特集「1947年草稿ローマ字文の書き方」: 外国語のつづり

(2020/02/24)

〔附記1〕外来語は国語音のつづり方に従って書く。

inki インキ naihu ナイフ
tabako たばこ ranpu ランプ

〔附記2〕外国語(地名・人名を含む。)のローマ字つづりは、原則として原語に従って書く。ただし日本語風に呼びならわした地名・人名は外来語なみにあつかう。

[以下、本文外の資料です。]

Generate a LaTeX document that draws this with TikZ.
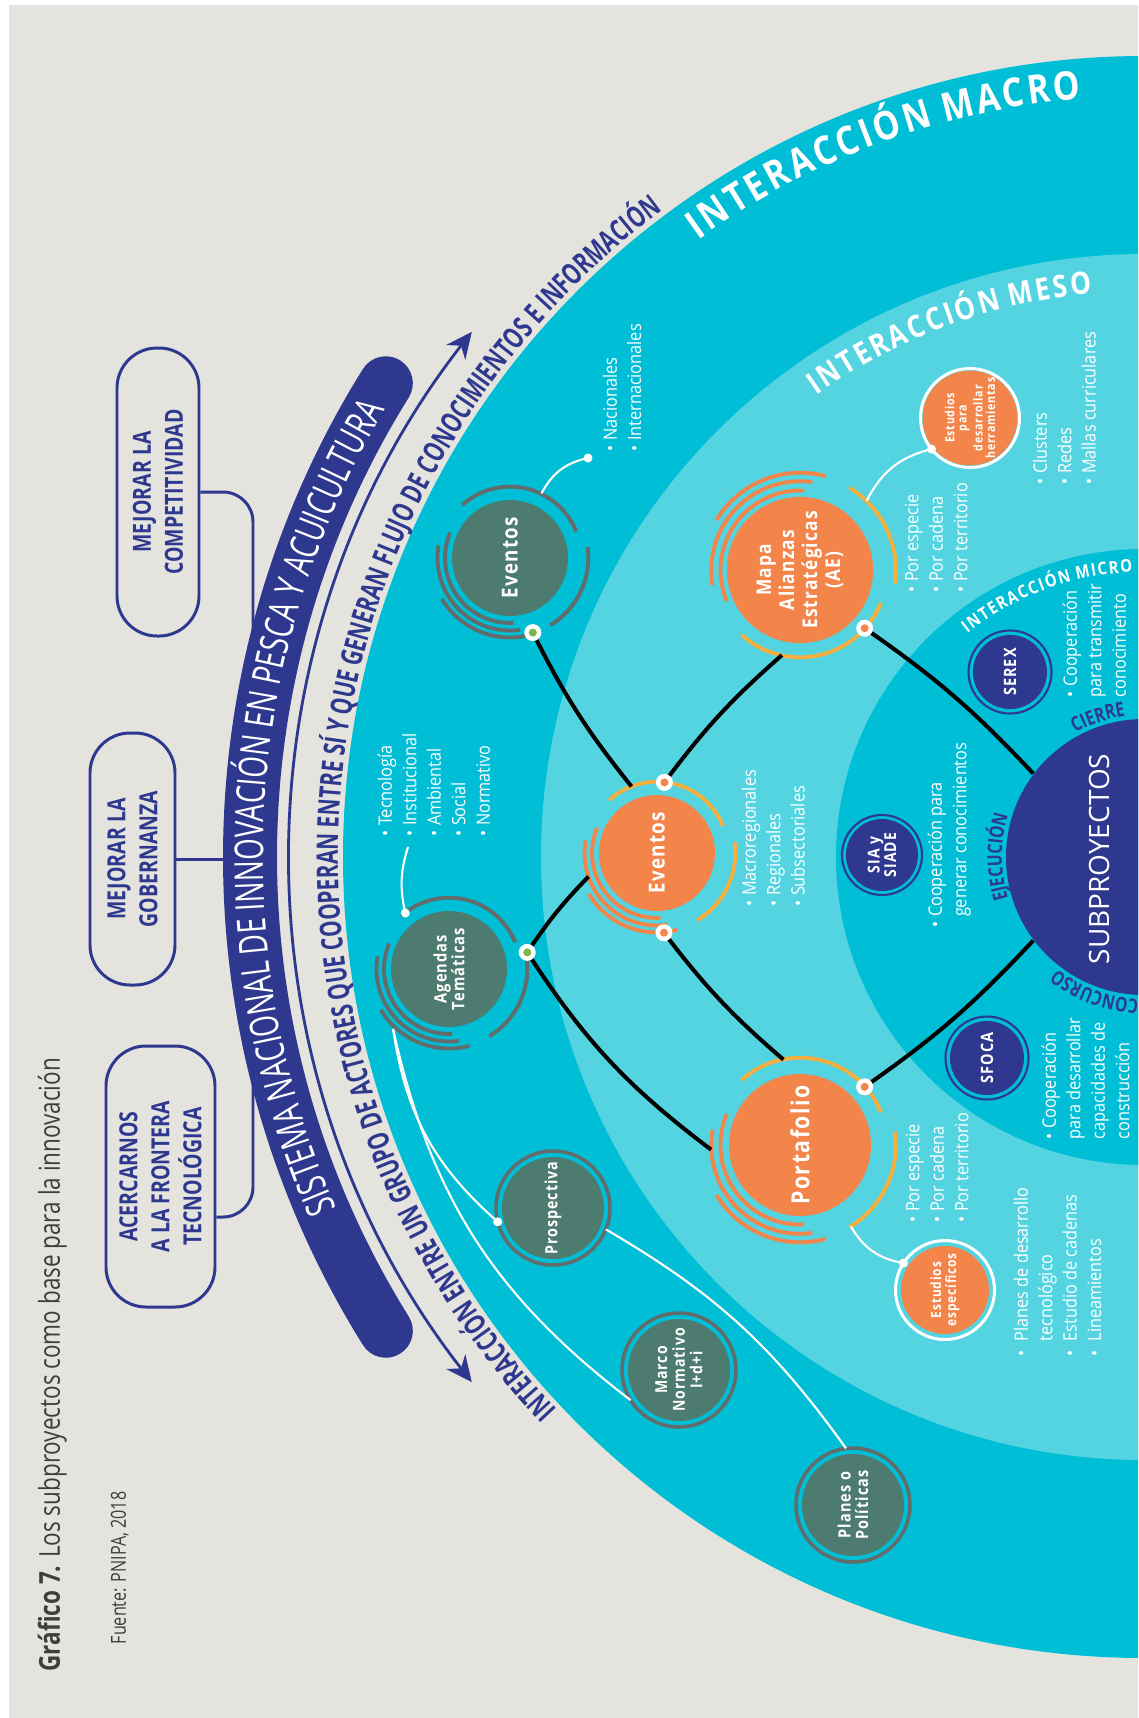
\documentclass[tikz,border=0pt]{standalone}
\usepackage{fontspec}
\setmainfont{Open Sans}
\newfontfamily\bodyf[FakeStretch=0.88]{Open Sans}
\newfontfamily\condf[FakeStretch=0.78]{Open Sans}
\newfontfamily\bandf[FakeStretch=0.70]{Open Sans}
\newfontfamily\lblf[FakeStretch=0.85,LetterSpace=6]{Open Sans}
\newfontfamily\trackf[FakeStretch=0.85]{Open Sans}
\usetikzlibrary{decorations.text,arrows.meta}
\definecolor{bggray}{RGB}{228,227,221}
\definecolor{macroc}{RGB}{0,190,214}
\definecolor{mesoc}{RGB}{84,212,225}
\definecolor{navy}{RGB}{46,56,143}
\definecolor{teal}{RGB}{78,123,111}
\definecolor{ringg}{RGB}{98,108,106}
\definecolor{orng}{RGB}{243,133,74}
\definecolor{yell}{RGB}{246,174,61}
\definecolor{grn}{RGB}{122,182,72}
\definecolor{titleg}{RGB}{62,62,62}
\newcommand{\lbfont}[2]{\lblf\bfseries\fontsize{#1}{#2}\selectfont}
\newcommand{\ringset}[5]{%
 \begin{scope}[shift={(#1)}, yscale=#5]
  \draw[#3, ringlw] (157:{#2*1.12}) arc[start angle=157, end angle=273, radius={#2*1.12}];
  \draw[#3, ringlw] (170:{#2*1.25}) arc[start angle=170, end angle=278, radius={#2*1.25}];
  \draw[#3, ringlw] (211:{#2*1.37}) arc[start angle=211, end angle=285, radius={#2*1.37}];
  \draw[#4, ringlw] (132:{#2*1.23}) arc[start angle=132, end angle=22, radius={#2*1.23}];
  \draw[#4, ringlw] (8:{#2*1.35}) arc[start angle=8, end angle=-59, radius={#2*1.35}];
 \end{scope}}
\newcommand{\dotmark}[2]{\fill[white] (#1) circle[radius=8.5]; \fill[#2] (#1) circle[radius=4];}
\newcommand{\arctext}[6]{\path[decorate,decoration={text along path,text align=center,text color=#4,text={|#5|#6}}] ([shift={(#2:#1)}]C) arc[start angle=#2,end angle=#3,radius=#1];}
\tikzset{
 ringlw/.style={line width=1.1pt},
 blk/.style={black, line width=1.15pt},
 wln/.style={white, line width=0.6pt},
 conn/.style={navy, line width=0.85pt},
 goalbox/.style={draw=navy, line width=0.85pt, rounded corners=4mm, fill=bggray, rotate=90, align=center, text=navy, inner sep=0, font=\condf\bfseries\fontsize{7.1pt}{9.1pt}\selectfont},
 bul/.style={rotate=90, anchor=north west, inner sep=0, align=left, text=white, font=\bodyf\fontsize{5.26pt}{6.97pt}\selectfont},
 nd/.style={circle, inner sep=0, rotate=90, align=center, text=white},
}
\begin{document}
\begin{tikzpicture}[x=0.1mm,y=0.1mm]
\useasboundingbox (0,0) rectangle (1138,-1718);
\fill[white] (0,0) rectangle (1138,-1718);
\clip (0,0) rectangle (1138,-1718);
\fill[bggray] (9,-5) rectangle (1138,-1718);
\coordinate (C) at (1144,-857);
% levels
\fill[macroc] (C) circle[radius=801];
\fill[mesoc] (C) circle[radius=603];
\fill[macroc] (C) circle[radius=308];

% title
\node[rotate=90, anchor=base west, inner sep=0, text=titleg, font=\condf\fontsize{8.2pt}{9pt}\selectfont] (title) at (60,-1672) {\textbf{Gráfico 7.} Los subproyectos como base para la innovación};
\node[rotate=90, anchor=base west, inner sep=0, text=titleg, font=\condf\fontsize{5.9pt}{7pt}\selectfont] (src) at (126,-1645) {Fuente: PNIPA, 2018};

% goal boxes
\node[goalbox, minimum width=26.1mm, minimum height=10.9mm] (b1) at (160.5,-1176.5) {ACERCARNOS\\A LA FRONTERA\\TECNOLÓGICA};
\node[goalbox, minimum width=25.2mm, minimum height=8.5mm] (b2) at (132.5,-859) {MEJORAR LA\\GOBERNANZA};
\node[goalbox, minimum width=28.8mm, minimum height=8.2mm] (b3) at (158,-492) {MEJORAR LA\\COMPETITIVIDAD};
\coordinate (sp1) at (253,-492);
\coordinate (sp3) at (253,-1217);
\coordinate (sp2) at (253,-859);
\draw[conn, rounded corners=3mm] (b3.south) -- (sp1) -- (sp3) -- (sp3 -| b1.south);
\draw[conn] (b2.south) -- (sp2);

% band
\draw[navy, line width=15.36pt, line cap=round] ([shift={(148:894)}]C) arc[start angle=148, end angle=212, radius=894];
\arctext{881}{211.5}{141.5}{white}{\bandf\fontsize{11.3pt}{11.3pt}\selectfont}{SISTEMA NACIONAL DE INNOVACIÓN EN PESCA Y ACUICULTURA}
% arrow arc
\draw[navy, line width=0.8pt, {Stealth[length=2.6mm,width=2.4mm]}-{Stealth[length=2.6mm,width=2.4mm]}] ([shift={(142:853)}]C) arc[start angle=142, end angle=218, radius=853];
\arctext{806}{230}{120}{navy}{\bandf\bfseries\fontsize{8.44pt}{8.44pt}\selectfont}{INTERACCIÓN ENTRE UN GRUPO DE ACTORES QUE COOPERAN ENTRE SÍ Y QUE GENERAN FLUJO DE CONOCIMIENTOS E INFORMACIÓN}

% level titles (tracked)
\arctext{761}{140.3}{80.3}{white}{\trackf\bfseries\fontsize{11.3pt}{11.3pt}\selectfont}{{I\kern0.9pt}{N\kern0.9pt}{T\kern0.9pt}{E\kern0.9pt}{R\kern0.9pt}{A\kern0.9pt}{C\kern0.9pt}{C\kern0.9pt}{I\kern0.9pt}{Ó\kern0.9pt}{N\kern0.9pt} {M\kern0.9pt}{A\kern0.9pt}{C\kern0.9pt}{R\kern0.9pt}{O}}
\arctext{566}{140.3}{80.3}{white}{\trackf\bfseries\fontsize{8.8pt}{8.8pt}\selectfont}{{I\kern0.72pt}{N\kern0.72pt}{T\kern0.72pt}{E\kern0.72pt}{R\kern0.72pt}{A\kern0.72pt}{C\kern0.72pt}{C\kern0.72pt}{I\kern0.72pt}{Ó\kern0.72pt}{N\kern0.72pt} {M\kern0.72pt}{E\kern0.72pt}{S\kern0.72pt}{O}}
\arctext{285}{140.3}{80.3}{white}{\trackf\bfseries\fontsize{5pt}{5pt}\selectfont}{{I\kern0.43pt}{N\kern0.43pt}{T\kern0.43pt}{E\kern0.43pt}{R\kern0.43pt}{A\kern0.43pt}{C\kern0.43pt}{C\kern0.43pt}{I\kern0.43pt}{Ó\kern0.43pt}{N\kern0.43pt} {M\kern0.43pt}{I\kern0.43pt}{C\kern0.43pt}{R\kern0.43pt}{O}}

% subproyectos
\node[circle, fill=navy, minimum size=27.6mm, inner sep=0] (sub) at (C) {};
\node[rotate=90, text=white, inner sep=0, font=\fontsize{7.97pt}{8pt}\selectfont] (subtxt) at (1099,-859) {SUBPROYECTOS};
\arctext{142}{138.3}{78.3}{navy}{\condf\bfseries\fontsize{5.7pt}{5.7pt}\selectfont}{CIERRE}
\arctext{142}{210}{150}{navy}{\condf\bfseries\fontsize{5.7pt}{5.7pt}\selectfont}{EJECUCIÓN}
\arctext{142}{280}{220}{navy}{\condf\bfseries\fontsize{5.7pt}{5.7pt}\selectfont}{CONCURSO}

% nodes
\node[nd, fill=teal, minimum size=11.6mm, font=\lbfont{6.26pt}{6.5pt}] (evG) at (510,-558) {Eventos};
\node[nd, fill=teal, minimum size=11.6mm, font=\lbfont{4.9pt}{5.1pt}] (ag) at (449,-969) {Agendas\\Temáticas};
\node[nd, fill=orng, minimum size=11.6mm, font=\lbfont{6.26pt}{6.5pt}] (evO) at (657,-853) {Eventos};
\node[nd, fill=orng, minimum size=14.2mm, font=\lbfont{5.78pt}{6.54pt}] (mapa) at (800,-570) {Mapa\\Alianzas\\Estratégicas\\(AE)};
\node[nd, fill=orng, minimum size=14.2mm, font=\lbfont{7.1pt}{7.5pt}] (port) at (800,-1145) {Portafolio};
\node[nd, fill=orng, minimum size=8.8mm, font=\lbfont{3.56pt}{3.5pt}] (estH) at (970,-418) {Estudios\\para\\desarrollar\\herramientas};
\node[nd, fill=orng, minimum size=8.8mm, font=\lbfont{4pt}{4.27pt}] (estE) at (945,-1290) {Estudios\\específicos};
\node[nd, fill=teal, minimum size=10.2mm, font=\lbfont{4.78pt}{5pt}] (pro) at (553,-1208) {Prospectiva};
\node[nd, fill=teal, minimum size=10.2mm, font=\lbfont{4.7pt}{5pt}] (mar) at (679,-1370) {Marco\\Normativo\\I+d+i};
\node[nd, fill=teal, minimum size=10.2mm, font=\lbfont{4.84pt}{5pt}] (pla) at (853,-1505) {Planes o\\Políticas};
\node[nd, fill=navy, minimum size=7.4mm, font=\lbfont{4.84pt}{5pt}] (serex) at (1010,-672) {SEREX};
\node[nd, fill=navy, minimum size=7.2mm, font=\lbfont{4.67pt}{4.75pt}] (sia) at (882,-855) {SIA y\\SIADE};
\node[nd, fill=navy, minimum size=7.4mm, font=\lbfont{4.84pt}{5pt}] (sfoca) at (987,-1058) {SFOCA};

% rings
\ringset{evG.center}{58}{ringg}{ringg}{1}
\ringset{ag.center}{58}{ringg}{ringg}{1}
\ringset{evO.center}{58}{orng}{yell}{1}
\ringset{port.center}{71}{orng}{yell}{1}
\ringset{mapa.center}{71}{orng}{yell}{-1}
\draw[ringg, line width=1pt] (pro.center) circle[radius=57];
\draw[ringg, line width=1pt] (mar.center) circle[radius=57];
\draw[ringg, line width=1pt] (pla.center) circle[radius=57];
\draw[white, line width=0.85pt] (estH.center) circle[radius=49.5];
\draw[white, line width=0.85pt] (estE.center) circle[radius=49.5];
\draw[navy, line width=0.6pt] (serex.center) circle[radius=41.5];
\draw[navy, line width=0.6pt] (sia.center) circle[radius=40];
\draw[navy, line width=0.6pt] (sfoca.center) circle[radius=41.5];

% connector points
\coordinate (dEv) at ([shift={(-73:78)}]evG.center);
\coordinate (dAg) at ([shift={(12:80)}]ag.center);
\coordinate (dOt) at ([shift={(84:71)}]evO.center);
\coordinate (dOb) at ([shift={(-85:80)}]evO.center);
\coordinate (dMa) at ([shift={(-42:87)}]mapa.center);
\coordinate (dPo) at ([shift={(42:87)}]port.center);
\coordinate (e1) at ([shift={(111:71.3)}]evO.center);
\coordinate (e3) at ([shift={(199:72.5)}]evO.center);
\coordinate (e2) at ([shift={(258:87)}]mapa.center);
\coordinate (e4) at ([shift={(183:89)}]port.center);
\coordinate (e5) at ([shift={(101:87)}]port.center);

% black curves
\draw[blk] (dEv) to[bend right=6] (e1);
\draw[blk] (dOt) to[bend left=6] (e2);
\draw[blk] (dAg) to[bend left=5] (e3);
\draw[blk] (dAg) to[bend right=10] (e4);
\draw[blk] (dOb) to[bend right=6] (e5);
\draw[blk] (dMa) to[bend left=6] (sub.143);
\draw[blk] (dPo) to[bend right=6] (sub.217);
\dotmark{dEv}{grn}
\dotmark{dAg}{grn}
\dotmark{dOt}{orng}
\dotmark{dOb}{orng}
\dotmark{dMa}{orng}
\dotmark{dPo}{orng}

% white lines
\coordinate (wA) at ([shift={(128:71)}]ag.center);
\coordinate (wAe) at (408,-847);
\coordinate (wE) at ([shift={(64:72)}]evG.center);
\coordinate (wEe) at (588,-458);
\coordinate (wM) at ([shift={(46:96)}]mapa.center);
\coordinate (wMe) at ([shift={(219:49.5)}]estH.center);
\coordinate (wP) at ([shift={(-58:96)}]port.center);
\coordinate (wPe) at ([shift={(147:49.5)}]estE.center);
\coordinate (wG) at ([shift={(227:82)}]ag.center);
\coordinate (wPr) at ([shift={(194:57)}]pro.center);
\coordinate (wMr) at ([shift={(212:57)}]mar.center);
\coordinate (wPr2) at ([shift={(-22:57)}]pro.center);
\coordinate (wPl) at ([shift={(97:57)}]pla.center);
\draw[wln] (wA) to[bend left=15] (wAe);
\draw[wln] (wE) to[bend left=25] (wEe);
\draw[wln] (wM) to[bend left=25] (wMe);
\draw[wln] (wP) to[bend right=25] (wPe);
\draw[wln] (wG) to[bend right=20] (wPr);
\draw[wln] (wG) to[bend right=20] (wMr);
\draw[wln] (wPr2) to[bend left=12] (wPl);
\foreach \p in {wA,wEe,wMe,wPe,wPr} \fill[white] (\p) circle[radius=4.5];

% bullet texts
\node[bul] (tNac) at (602,-452) {• Nacionales\\• Internacionales};
\node[bul] (tTec) at (377,-837) {• Tecnología\\• Institucional\\• Ambiental\\• Social\\• Normativo};
\node[bul] (tMac) at (741,-907) {• Macroregionales\\• Regionales\\• Subsectoriales};
\node[bul] (tMap) at (904,-593) {• Por especie\\• Por cadena\\• Por territorio};
\node[bul] (tClu) at (1032,-485) {• Clusters\\• Redes\\• Mallas curriculares};
\node[bul] (tSer) at (1062,-698) {• Cooperación\\para transmitir\\conocimiento};
\node[bul] (tSia) at (927,-928) {• Cooperación para\\\phantom{• }generar conocimientos};
\node[bul] (tPor) at (905,-1223) {• Por especie\\• Por cadena\\• Por territorio};
\node[bul] (tSfo) at (1041,-1140) {• Cooperación\\para desarrollar\\capacidades de\\construcción};
\node[bul] (tEst) at (1013,-1357) {\makebox[1.5mm][l]{•}Planes de desarrollo\\\hspace*{1.5mm}tecnológico\\\makebox[1.5mm][l]{•}Estudio de cadenas\\\makebox[1.5mm][l]{•}Lineamientos};
\end{tikzpicture}
\end{document}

 「附記1」は、「外国語」→「外来語」→「片仮名」→「ローマ字」の流れですが、「附記2」は「外国語」→「原語のつづり」になります。「原語のつづり」といっても、ラテン文字を使はない国の言葉はどうつづるのか不明ですが、基本的にここでいふ外国語は欧米などのラテン文字文化圏の言葉を想定に置いてをり、さうでない文字文化圏の言葉は一旦英語でつづられたものを想定に置いてゐるのだと思ひます。
 もし日本語がローマ字だけでつづられるやうになっていたら、大和言葉は以前の仮名に従ふとして、外来語は100%原語のつづりか、英語を経たつづりになったことは確実です。一旦、片仮名に置き換えるやうなことはしないでせう。そもそも仮名は死文字になってゐるのですから、仮名が新規の言葉を表すことはありません。となると、日本語から拍や開音節のしばりがなくなり、発音そのものが急速に英語に近づいていきます。原語のつづりが「L」と「R」、「B」と「V」を書き分けてゐるのなら、話し手も何とかして読み分ける努力をするやうになったでせう。
 結果的に、日本語の英語化が始まってゐたことになります。それが良いことだったのか悪いことだったのかは分りません。